The proposed framework may also be used to optimize for solutions robustly against control noise. Robust optimization over control parameters has been extensively studied37,38,39. Here, we take a sample-based approach37,38 and define

$${O}_{{{{\rm{avg}}}}}(\vec{h},\vec{c})=\frac{1}{N}\mathop{\sum }\limits_{i=1}^{N}O(\vec{h},\vec{c}+\overrightarrow{{{\Delta }}{c}_{i}}),$$
(15)

where \(O(\vec{h},\vec{c})\) is the original design goal, e.g., the fidelity or another figure of merit, N is the number of samples, and \(\overrightarrow{{{\Delta }}{c}_{i}}\) is the deviation of \(\vec{c}\) caused by noise in the i-th sample. Optimizing Oavg will make parameters \((\vec{h},\vec{c})\) robust against the selected noise. Since we can compute the gradient of \(O(\vec{h},\vec{c})\), we can compute the gradient of \({O}_{{{{\rm{avg}}}}}(\vec{h},\vec{c})\) by summing over the gradients of \(O(\vec{h},\vec{c}+\overrightarrow{{{\Delta }}{c}_{i}})\). In this way, we can also use the gradient information to speed up the robustness optimization.

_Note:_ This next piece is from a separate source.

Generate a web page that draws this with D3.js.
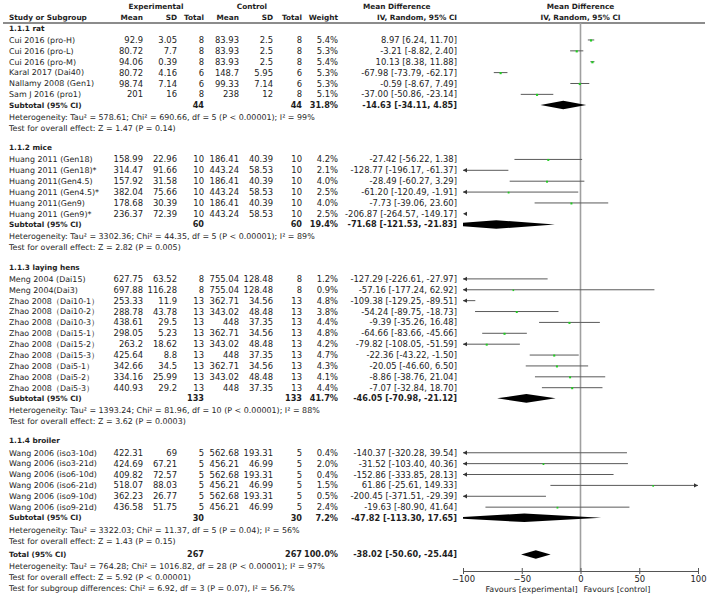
<!DOCTYPE html>
<html>
<head>
<meta charset="utf-8">
<script src="https://cdn.jsdelivr.net/npm/d3@7"></script>
<style>
  body { margin: 0; background: #fff; }
  svg text { font-family: "DejaVu Sans", sans-serif; fill: #1e1e1e; }
  svg text.b { font-weight: bold; }
</style>
</head>
<body>
<svg id="forest"></svg>
<script>
// subgroups
var groupNames = ["1.1.1 rat", "1.1.2 mice", "1.1.3 laying hens", "1.1.4 broiler"];

// studies (one entry per row)
var studyGroup = [0, 0, 0, 0, 0, 0,
  1, 1, 1, 1, 1, 1,
  2, 2, 2, 2, 2, 2, 2, 2, 2, 2, 2,
  3, 3, 3, 3, 3, 3];
var studyNames = [
  "Cui 2016 (pro-H)", "Cui 2016 (pro-L)", "Cui 2016 (pro-M)", "Karal 2017 (Dai40)", "Nallamy 2008 (Gen1)", "Sam J 2016 (pro1)",
  "Huang 2011 (Gen18)", "Huang 2011 (Gen18)*", "Huang 2011(Gen4.5)", "Huang 2011 (Gen4.5)*", "Huang 2011(Gen9)", "Huang 2011 (Gen9)*",
  "Meng 2004 (Dai15)", "Meng 2004(Dai3)", "Zhao 2008（Dai10-1）", "Zhao 2008（Dai10-2）", "Zhao 2008（Dai10-3）",
  "Zhao 2008（Dai15-1）", "Zhao 2008（Dai15-2）", "Zhao 2008（Dai15-3）", "Zhao 2008（Dai5-1）", "Zhao 2008（Dai5-2）", "Zhao 2008（Dai5-3）",
  "Wang 2006 (iso3-10d)", "Wang 2006 (iso3-21d)", "Wang 2006 (iso6-10d)", "Wang 2006 (iso6-21d)", "Wang 2006 (iso9-10d)", "Wang 2006 (iso9-21d)"
];
var expMean = [92.9, 80.72, 94.06, 80.72, 98.74, 201,
  158.99, 314.47, 157.92, 382.04, 178.68, 236.37,
  627.75, 697.88, 253.33, 288.78, 438.61, 298.05, 263.2, 425.64, 342.66, 334.16, 440.93,
  422.31, 424.69, 409.82, 518.07, 362.23, 436.58];
var expSD = [3.05, 7.7, 0.39, 4.16, 7.14, 16,
  22.96, 91.66, 31.58, 75.66, 30.39, 72.39,
  63.52, 116.28, 11.9, 43.78, 29.5, 5.23, 18.62, 8.8, 34.5, 25.99, 29.2,
  69, 67.21, 72.57, 88.03, 26.77, 51.75];
var expTotal = [8, 8, 8, 6, 6, 8,
  10, 10, 10, 10, 10, 10,
  8, 8, 13, 13, 13, 13, 13, 13, 13, 13, 13,
  5, 5, 5, 5, 5, 5];
var ctlMean = [83.93, 83.93, 83.93, 148.7, 99.33, 238,
  186.41, 443.24, 186.41, 443.24, 186.41, 443.24,
  755.04, 755.04, 362.71, 343.02, 448, 362.71, 343.02, 448, 362.71, 343.02, 448,
  562.68, 456.21, 562.68, 456.21, 562.68, 456.21];
var ctlSD = [2.5, 2.5, 2.5, 5.95, 7.14, 12,
  40.39, 58.53, 40.39, 58.53, 40.39, 58.53,
  128.48, 128.48, 34.56, 48.48, 37.35, 34.56, 48.48, 37.35, 34.56, 48.48, 37.35,
  193.31, 46.99, 193.31, 46.99, 193.31, 46.99];
var ctlTotal = expTotal;
var weights = [5.4, 5.3, 5.4, 5.3, 5.3, 5.1,
  4.2, 2.1, 4.0, 2.5, 4.0, 2.5,
  1.2, 0.9, 4.8, 3.8, 4.4, 4.8, 4.2, 4.7, 4.3, 4.1, 4.4,
  0.4, 2.0, 0.4, 1.5, 0.5, 2.4];
var md = [8.97, -3.21, 10.13, -67.98, -0.59, -37.00,
  -27.42, -128.77, -28.49, -61.20, -7.73, -206.87,
  -127.29, -57.16, -109.38, -54.24, -9.39, -64.66, -79.82, -22.36, -20.05, -8.86, -7.07,
  -140.37, -31.52, -152.86, 61.86, -200.45, -19.63];
var ciLow = [6.24, -8.82, 8.38, -73.79, -8.67, -50.86,
  -56.22, -196.17, -60.27, -120.49, -39.06, -264.57,
  -226.61, -177.24, -129.25, -89.75, -35.26, -83.66, -108.05, -43.22, -46.60, -38.76, -32.84,
  -320.28, -103.40, -333.85, -25.61, -371.51, -80.90];
var ciHigh = [11.70, 2.40, 11.88, -62.17, 7.49, -23.14,
  1.38, -61.37, 3.29, -1.91, 23.60, -149.17,
  -27.97, 62.92, -89.51, -18.73, 16.48, -45.66, -51.59, -1.50, 6.50, 21.04, 18.70,
  39.54, 40.36, 28.13, 149.33, -29.39, 41.64];

// subtotals
var subTotalExp = [44, 60, 133, 30];
var subTotalCtl = [44, 60, 133, 30];
var subWeight = [31.8, 19.4, 41.7, 7.2];
var subMD = [-14.63, -71.68, -46.05, -47.82];
var subLow = [-34.11, -121.53, -70.98, -113.30];
var subHigh = [4.85, -21.83, -21.12, 17.65];
var subHet = [
  "Heterogeneity: Tau² = 578.61; Chi² = 690.66, df = 5 (P < 0.00001); I² = 99%",
  "Heterogeneity: Tau² = 3302.36; Chi² = 44.35, df = 5 (P < 0.00001); I² = 89%",
  "Heterogeneity: Tau² = 1393.24; Chi² = 81.96, df = 10 (P < 0.00001); I² = 88%",
  "Heterogeneity: Tau² = 3322.03; Chi² = 11.37, df = 5 (P = 0.04); I² = 56%"
];
var subTest = [
  "Test for overall effect: Z = 1.47 (P = 0.14)",
  "Test for overall effect: Z = 2.82 (P = 0.005)",
  "Test for overall effect: Z = 3.62 (P = 0.0003)",
  "Test for overall effect: Z = 1.43 (P = 0.15)"
];

// overall
var totalExp = 267, totalCtl = 267, totalWeight = 100.0;
var totalMD = -38.02, totalLow = -50.60, totalHigh = -25.44;
var totalNotes = [
  "Heterogeneity: Tau² = 764.28; Chi² = 1016.82, df = 28 (P < 0.00001); I² = 97%",
  "Test for overall effect: Z = 5.92 (P < 0.00001)",
  "Test for subgroup differences: Chi² = 6.92, df = 3 (P = 0.07), I² = 56.7%"
];

var axisTicks = [-100, -50, 0, 50, 100];
var favourLabels = ["Favours [experimental]", "Favours [control]"];

function ciText(m, lo, hi) {
  return m.toFixed(2) + " [" + lo.toFixed(2) + ", " + hi.toFixed(2) + "]";
}

// font size that makes a sample string about `target` px wide
function fitSize(svg, sample, target, bold) {
  var t = svg.append("text").attr("font-size", 10).text(sample);
  if (bold) t.attr("class", "b");
  var w = t.node().getComputedTextLength();
  t.remove();
  return 10 * target / w;
}

function drawForest(id) {
  var width = 708, height = 602;
  var svg = d3.select(id).attr("width", width).attr("height", height);

  var fsText = fitSize(svg, subHet[0], 306, false);
  var fsNum = fitSize(svg, "-67.98 [-73.79, -62.17]", 96, false);
  var fsBold = fitSize(svg, "Study or Subgroup", 78, true);

  // column right edges
  var col = { label: 9, expMean: 143, expSD: 177, expTotal: 204, ctlMean: 239, ctlSD: 273, ctlTotal: 302, weight: 338, ci: 457 };

  var x = d3.scaleLinear().domain([-100, 100]).range([463, 698]);
  var y = d3.scaleLinear().domain([0, 1]).range([28, 38.88]);

  // lay out the rows
  var rows = [];
  var pos = 0;
  groupNames.forEach(function (g, gi) {
    if (gi > 0) pos += 1.8;
    rows.push({ kind: "group", pos: pos, gi: gi });
    pos += 1.1;
    studyNames.forEach(function (s, i) {
      if (studyGroup[i] !== gi) return;
      rows.push({ kind: "study", pos: pos, i: i });
      pos += 1;
    });
    pos -= 0.02;
    rows.push({ kind: "subtotal", pos: pos, gi: gi });
    pos += 1.1;
    rows.push({ kind: "note", pos: pos, text: subHet[gi] });
    pos += 1;
    rows.push({ kind: "note", pos: pos, text: subTest[gi] });
  });
  pos += 1.27;
  rows.push({ kind: "total", pos: pos });
  pos += 1.03;
  totalNotes.forEach(function (t) {
    rows.push({ kind: "note", pos: pos, text: t });
    pos += 1.05;
  });

  function txt(xp, yp, s, anchor, kind) {
    var size = kind === "num" ? fsNum : (kind === "b" || kind === "bnum") ? fsBold : fsText;
    if (kind === "bnum") size = fsNum * 0.97;
    svg.append("text")
      .attr("x", xp)
      .attr("y", yp)
      .attr("dy", "0.36em")
      .attr("text-anchor", anchor || "start")
      .attr("class", (kind === "b" || kind === "bnum") ? "b" : null)
      .attr("font-size", size)
      .text(s);
  }

  // headers
  txt(156, 6.5, "Experimental", "middle", "b");
  txt(252, 6.5, "Control", "middle", "b");
  txt(col.label, 17, "Study or Subgroup", "start", "b");
  txt(col.expMean, 17, "Mean", "end", "b");
  txt(col.expSD, 17, "SD", "end", "b");
  txt(col.expTotal, 17, "Total", "end", "b");
  txt(col.ctlMean, 17, "Mean", "end", "b");
  txt(col.ctlSD, 17, "SD", "end", "b");
  txt(col.ctlTotal, 17, "Total", "end", "b");
  txt(col.weight, 17, "Weight", "end", "b");
  txt(363, 6.5, "Mean Difference", "start", "b");
  txt(col.ci, 17, "IV, Random, 95% CI", "end", "b");
  txt(x(0), 6.5, "Mean Difference", "middle", "b");
  txt(x(0), 17, "IV, Random, 95% CI", "middle", "b");

  svg.append("line")
    .attr("x1", 3).attr("x2", 705)
    .attr("y1", 23).attr("y2", 23)
    .attr("stroke", "#8c8c8c").attr("stroke-width", 2);

  // zero line
  svg.append("line")
    .attr("x1", x(0)).attr("x2", x(0))
    .attr("y1", 23).attr("y2", 571)
    .attr("stroke", "#a0a0a0").attr("stroke-width", 1.6);

  svg.append("clipPath").attr("id", "plotclip")
    .append("rect")
    .attr("x", x(-100)).attr("y", 0)
    .attr("width", x(100) - x(-100)).attr("height", height);

  var plot = svg.append("g");

  function diamond(yp, m, lo, hi) {
    plot.append("polygon")
      .attr("clip-path", "url(#plotclip)")
      .attr("points", [[x(lo), yp], [x(m), yp - 4.3], [x(hi), yp], [x(m), yp + 4.3]].join(" "))
      .attr("fill", "#000");
  }

  function arrow(xp, yp, dir) {
    plot.append("polygon")
      .attr("points", [[xp, yp], [xp - dir * 4, yp - 2.2], [xp - dir * 4, yp + 2.2]].join(" "))
      .attr("fill", "#333");
  }

  rows.forEach(function (r) {
    var yp = y(r.pos);
    if (r.kind === "group") {
      txt(col.label, yp, groupNames[r.gi], "start", "b");
    } else if (r.kind === "note") {
      txt(col.label, yp, r.text);
    } else if (r.kind === "study") {
      var i = r.i;
      txt(col.label, yp, studyNames[i]);
      txt(col.expMean, yp, String(expMean[i]), "end", "num");
      txt(col.expSD, yp, String(expSD[i]), "end", "num");
      txt(col.expTotal, yp, String(expTotal[i]), "end", "num");
      txt(col.ctlMean, yp, String(ctlMean[i]), "end", "num");
      txt(col.ctlSD, yp, String(ctlSD[i]), "end", "num");
      txt(col.ctlTotal, yp, String(ctlTotal[i]), "end", "num");
      txt(col.weight, yp, weights[i].toFixed(1) + "%", "end", "num");
      txt(col.ci, yp, ciText(md[i], ciLow[i], ciHigh[i]), "end", "num");

      var lo = Math.max(ciLow[i], -100), hi = Math.min(ciHigh[i], 100);
      if (hi > lo) {
        plot.append("line")
          .attr("x1", x(lo)).attr("x2", x(hi))
          .attr("y1", yp).attr("y2", yp)
          .attr("stroke", "#5a5a5a").attr("stroke-width", 1);
      }
      if (ciLow[i] < -100) arrow(x(-100), yp, -1);
      if (ciHigh[i] > 100) arrow(x(100), yp, 1);
      if (md[i] >= -100 && md[i] <= 100) {
        var s = 1.5 + weights[i] * 0.12;
        plot.append("rect")
          .attr("x", x(md[i]) - s / 2).attr("y", yp - s / 2 + 0.5)
          .attr("width", s).attr("height", s)
          .attr("fill", "#22cc22");
      }
    } else if (r.kind === "subtotal") {
      var g = r.gi;
      txt(col.label, yp, "Subtotal (95% CI)", "start", "b");
      txt(col.expTotal, yp, String(subTotalExp[g]), "end", "bnum");
      txt(col.ctlTotal, yp, String(subTotalCtl[g]), "end", "bnum");
      txt(col.weight, yp, subWeight[g].toFixed(1) + "%", "end", "bnum");
      txt(col.ci, yp, ciText(subMD[g], subLow[g], subHigh[g]), "end", "bnum");
      diamond(yp, subMD[g], subLow[g], subHigh[g]);
    } else if (r.kind === "total") {
      txt(col.label, yp, "Total (95% CI)", "start", "b");
      txt(col.expTotal, yp, String(totalExp), "end", "bnum");
      txt(col.ctlTotal, yp, String(totalCtl), "end", "bnum");
      txt(col.weight, yp, totalWeight.toFixed(1) + "%", "end", "bnum");
      txt(col.ci, yp, ciText(totalMD, totalLow, totalHigh), "end", "bnum");
      diamond(yp, totalMD, totalLow, totalHigh);
    }
  });

  // axis
  var xAxis = d3.axisBottom(x).tickValues(axisTicks).tickSizeInner(3).tickSizeOuter(0).tickPadding(2);
  var ax = svg.append("g")
    .attr("transform", "translate(0,571)")
    .call(xAxis);
  ax.select(".domain").attr("stroke", "#555");
  ax.selectAll(".tick line").attr("y1", -3).attr("y2", 3).attr("stroke", "#555");
  ax.selectAll(".tick text")
    .attr("font-family", "DejaVu Sans, sans-serif")
    .attr("font-size", fsNum)
    .attr("fill", "#1e1e1e");

  txt(x(0) - 3, 589, favourLabels[0], "end");
  txt(x(0) + 3, 589, favourLabels[1], "start");
}

window.addEventListener('load', function () {
  drawForest('#forest');
});
</script>
</body>
</html>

Optimization with uncertainties of device parameters

Likely, we cannot design and manufacture quantum processors with the precisely desired device parameters \(\vec{h}\). Thus, the robustness against variation of \(\vec{h}\) should be considered in the proposed optimization framework. As a first attempt, by assuming accurate control, let us define an objective function similar to Eq. (15)

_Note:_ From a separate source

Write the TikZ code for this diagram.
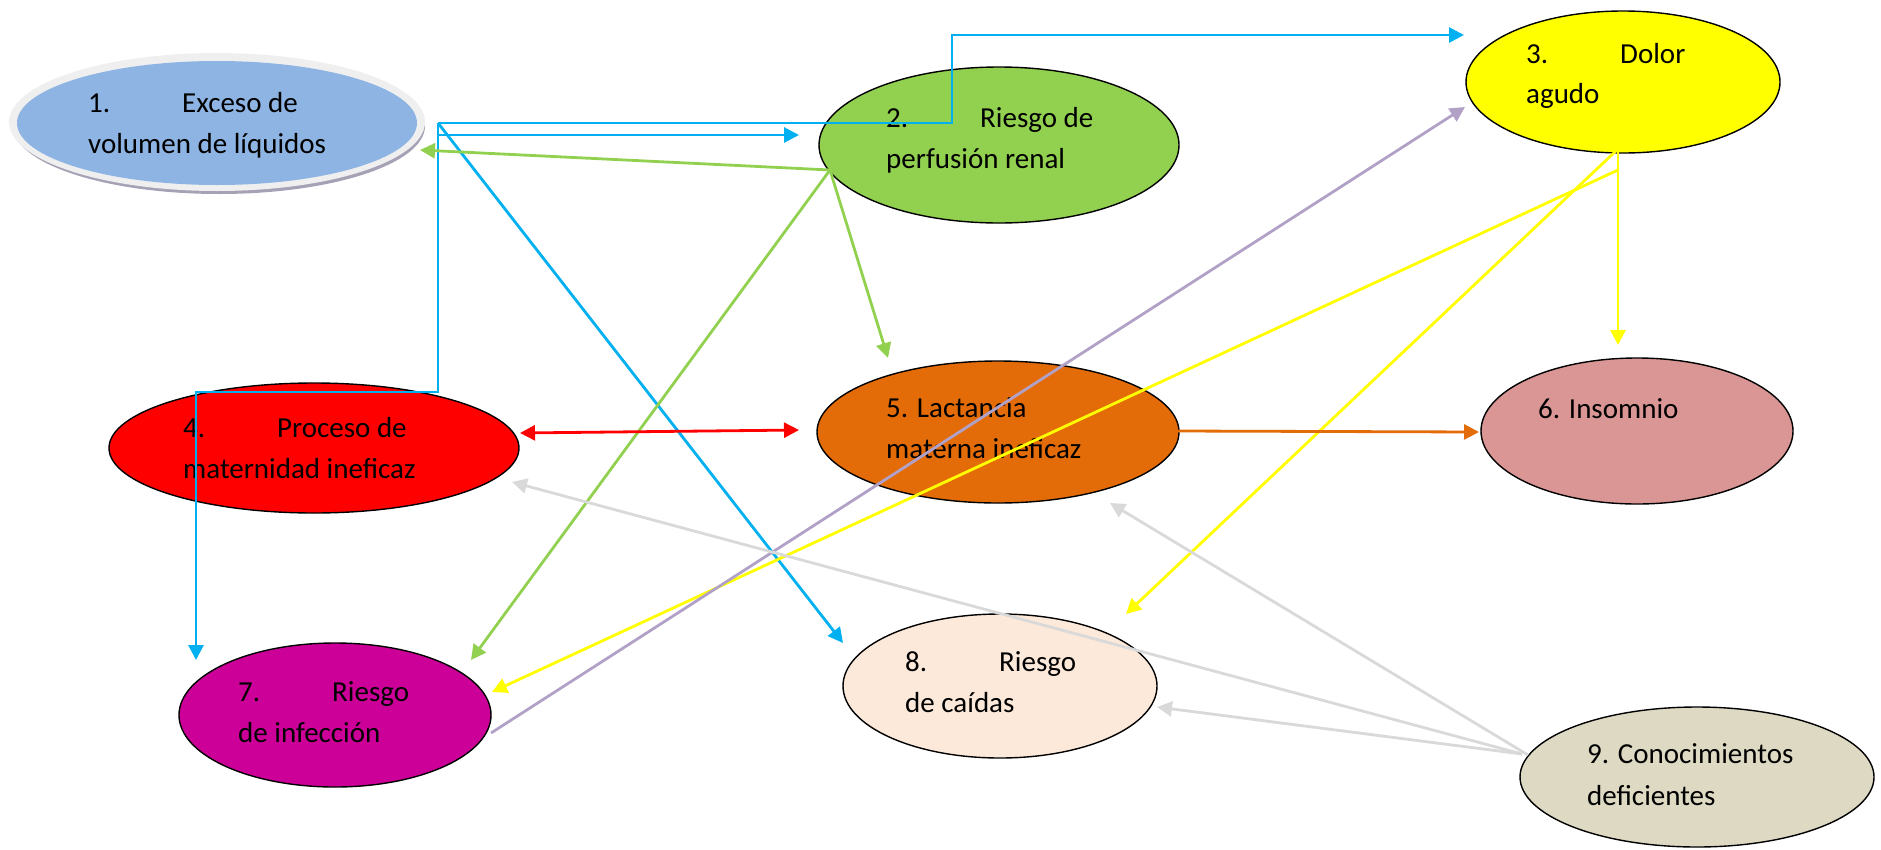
\documentclass[tikz,border=0pt]{standalone}
\usepackage{fontspec}
\setmainfont{Carlito}
\usetikzlibrary{arrows.meta,shapes.geometric}
\definecolor{cA}{HTML}{8EB4E3}
\definecolor{cB}{HTML}{92D050}
\definecolor{cC}{HTML}{FFFF00}
\definecolor{cD}{HTML}{FF0000}
\definecolor{cE}{HTML}{E36C09}
\definecolor{cF}{HTML}{D99694}
\definecolor{cG}{HTML}{CC0099}
\definecolor{cH}{HTML}{FDE9D9}
\definecolor{cI}{HTML}{DDD9C3}
\definecolor{lcyan}{HTML}{00B0F0}
\definecolor{llav}{HTML}{B2A1C7}
\definecolor{lgrey}{HTML}{D9D9D9}
\definecolor{rimgrey}{HTML}{EFEFEF}
\definecolor{shadgrey}{HTML}{A7A1B6}
\newcommand\tabnum[1]{\makebox[94pt][l]{#1}}
\begin{document}
\begin{tikzpicture}[x=1pt,y=-1pt,
  ell/.style={ellipse, draw=black, line width=1.4pt, inner sep=0pt},
  txt/.style={anchor=base west, inner sep=0pt, font=\fontsize{29}{41}\selectfont},
  conn/.style={line width=2.8pt, -{Triangle[length=15pt,width=15pt]}},
  both/.style={line width=2.8pt, {Triangle[length=15pt,width=15pt]}-{Triangle[length=15pt,width=15pt]}},
  plain/.style={line width=2.8pt}]
\useasboundingbox (0,0) rectangle (1881,849);
% node 1 (shadowed)
\node[ellipse, fill=shadgrey, inner sep=0pt, minimum width=412pt, minimum height=136pt] (n1s) at (219,126) {};
\node[ellipse, fill=rimgrey, inner sep=0pt, minimum width=416pt, minimum height=138pt] (n1r) at (217,122) {};
\node[ellipse, fill=cA, inner sep=0pt, minimum width=400pt, minimum height=124pt] (n1) at (217,123) {};
\node[txt] (t1a) at (88,112) {\tabnum{1.}Exceso de};
\node[txt] (t1b) at (88,153) {volumen de líquidos};
% node 2
\node[ell, fill=cB, minimum width=360pt, minimum height=156pt] (n2) at (999,145) {};
\node[txt] (t2a) at (886,127) {\tabnum{2.}Riesgo de};
\node[txt] (t2b) at (886,168) {perfusión renal};
% node 3
\node[ell, fill=cC, minimum width=314pt, minimum height=142pt] (n3) at (1623,82) {};
\node[txt] (t3a) at (1526,63) {\tabnum{3.}Dolor};
\node[txt] (t3b) at (1526,103) {agudo};
% node 4
\node[ell, fill=cD, minimum width=410pt, minimum height=130pt] (n4) at (314,448) {};
\node[txt] (t4a) at (183,437) {\tabnum{4.}Proceso de};
\node[txt] (t4b) at (183,478) {maternidad ineficaz};
% node 5
\node[ell, fill=cE, minimum width=362pt, minimum height=142pt] (n5) at (998,432) {};
\node[txt] (t5a) at (886,417) {5. Lactancia};
\node[txt] (t5b) at (886,458) {materna ineficaz};
% node 6
\node[ell, fill=cF, minimum width=312pt, minimum height=146pt] (n6) at (1637,431) {};
\node[txt] (t6a) at (1538,418) {6. Insomnio};
% node 7
\node[ell, fill=cG, minimum width=312pt, minimum height=144pt] (n7) at (335,715) {};
\node[txt] (t7a) at (238,701) {\tabnum{7.}Riesgo};
\node[txt] (t7b) at (238,742) {de infección};
% node 8
\node[ell, fill=cH, minimum width=314pt, minimum height=144pt] (n8) at (1000,686) {};
\node[txt] (t8a) at (905,671) {\tabnum{8.}Riesgo};
\node[txt] (t8b) at (905,712) {de caídas};
% node 9
\node[ell, fill=cI, minimum width=354pt, minimum height=140pt] (n9) at (1697,777) {};
\node[txt] (t9a) at (1587,763) {9. Conocimientos};
\node[txt] (t9b) at (1587,805) {deficientes};
% coordinates
\coordinate (j1) at (438,123);
\coordinate (j1b) at (438,135);
\coordinate (c1a) at (952,123);
\coordinate (c1b) at (952,35);
\coordinate (e3a) at (1464,35);
\coordinate (e2a) at (799,135);
\coordinate (c1c) at (438,392);
\coordinate (c1d) at (196,392);
\coordinate (e7a) at (196,660);
\coordinate (e8a) at (843,643);
\coordinate (g0) at (830,170);
\coordinate (e1g) at (420,150);
\coordinate (e7g) at (471,660);
\coordinate (e5g) at (888,358);
\coordinate (y0) at (1618,149);
\coordinate (y1) at (1618,170);
\coordinate (e6y) at (1618,345);
\coordinate (e8y) at (1126,614);
\coordinate (e7y) at (492,692);
\coordinate (s7l) at (491,733);
\coordinate (e3l) at (1465,107);
\coordinate (s4r) at (520,433);
\coordinate (e5r) at (799,430);
\coordinate (s5o) at (1178,431);
\coordinate (e6o) at (1479,432);
\coordinate (s9a) at (1522,754);
\coordinate (s9b) at (1528,755);
\coordinate (e8g) at (1157,707);
\coordinate (e4g) at (512,482);
\coordinate (e5gr) at (1110,503);
% connectors: cyan
\draw[conn, lcyan] (j1) -- (c1a) -- (c1b) -- (e3a);
\draw[conn, lcyan] (j1b) -- (e2a);
\draw[conn, lcyan] (j1) -- (c1c) -- (c1d) -- (e7a);
\draw[conn, lcyan] (j1) -- (e8a);
% green
\draw[conn, cB] (g0) -- (e1g);
\draw[conn, cB] (g0) -- (e7g);
\draw[conn, cB] (g0) -- (e5g);
% yellow
\draw[conn, cC] (y0) -- (e6y);
\draw[conn, cC] (y0) -- (e8y);
\draw[conn, cC] (y1) -- (e7y);
% lavender
\draw[conn, llav] (s7l) -- (e3l);
% red
\draw[both, cD] (s4r) -- (e5r);
% orange
\draw[conn, cE] (s5o) -- (e6o);
% grey
\draw[conn, lgrey] (s9a) -- (e8g);
\draw[conn, lgrey] (s9a) -- (e4g);
\draw[conn, lgrey] (s9b) -- (e5gr);
\end{tikzpicture}
\end{document}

$${O}_{{{{\rm{avg}}}}}(\vec{h},\vec{c})=\frac{1}{N}\mathop{\sum }\limits_{i=1}^{N}O(\vec{h}+\overrightarrow{{{\Delta }}{h}_{i}},\vec{c}),$$
(16)

where \(\overrightarrow{{{\Delta }}{h}_{i}}\) are possible variations of \(\vec{h}\) sampled from some probability distribution. However, this is not the most reasonable objective, because role of device and control parameters are not symmetric. Rather, we have a chance to calibrate control parameters after we find out the value of real device parameters \(\vec{h}+\overrightarrow{{{\Delta }}{h}_{i}}\). Assuming the calibration is perfect such that we can find a local minimum for the control parameters

$${\vec{c}}_i = \mathop{{\mathrm{arg}}\,{\mathrm{min}}}\limits_{{\vec{c}}}\,O({\vec{h}} + \overrightarrow{{\mathrm{\Delta}} h_i},{\vec{c}}).$$
(17)

Then a more reasonable objective function is

$${O}_{{{{\rm{avg}}}}}(\vec{h})=\frac{1}{N}\mathop{\sum }\limits_{i=1}^{N}\mathop{\min }\limits_{{\vec{c}}_{i}}O(\vec{h}+\overrightarrow{{{\Delta }}{h}_{i}},{\vec{c}}_{i}).$$
(18)

Gradient optimization of nested objective functions has been studied in literature (see ref. 40,41 and references therein). Here, we simply take a similar approach as the previous problem Eq. (15). Let us define

$$f(\vec{h},\{{\vec{c}}_{i}\})=\frac{1}{N}\mathop{\sum }\limits_{i=1}^{N}O(\vec{h}+\overrightarrow{{{\Delta }}{h}_{i}},{\vec{c}}_{i}).$$
(19)

We can transform the optimization of Eq. (18) \(\min {O}_{{{{\rm{avg}}}}}(\vec{h})\) to a slightly different problem

$$\mathop{\min }\limits_{\vec{h},\{{\vec{c}}_{i}\}}f(\vec{h},\{{\vec{c}}_{i}\}).$$
(20)

If indeed the above optimization Eq. (20) converges to a local minimum, then we know

$$\frac{\partial f}{\partial {\vec{c}}_{i}}=0,\quad {{{\rm{for}}}}\,i=1,\ldots N.$$
(21)

Therefore, \({\vec{c}}_{i}\) achieves a local minimum of \(O(\vec{h}+\overrightarrow{{{\Delta }}{h}_{i}},\vec{c})\), and \(\vec{h}\) from optimization Eq. (20) is also a local minimum of the objective Eq. (18). The optimization Eq. (20) can be done very similar to the optimization of Eq. (15). The only difference is that now we will optimize multiple sets of control parameters. However, we can still compute the gradient with respect to all sets of control parameters \(\{{\vec{c}}_{i}\}\) in one run of reverse-mode differentiation and each iteration will take a similar time as optimizing Eq. (15) if N is the same.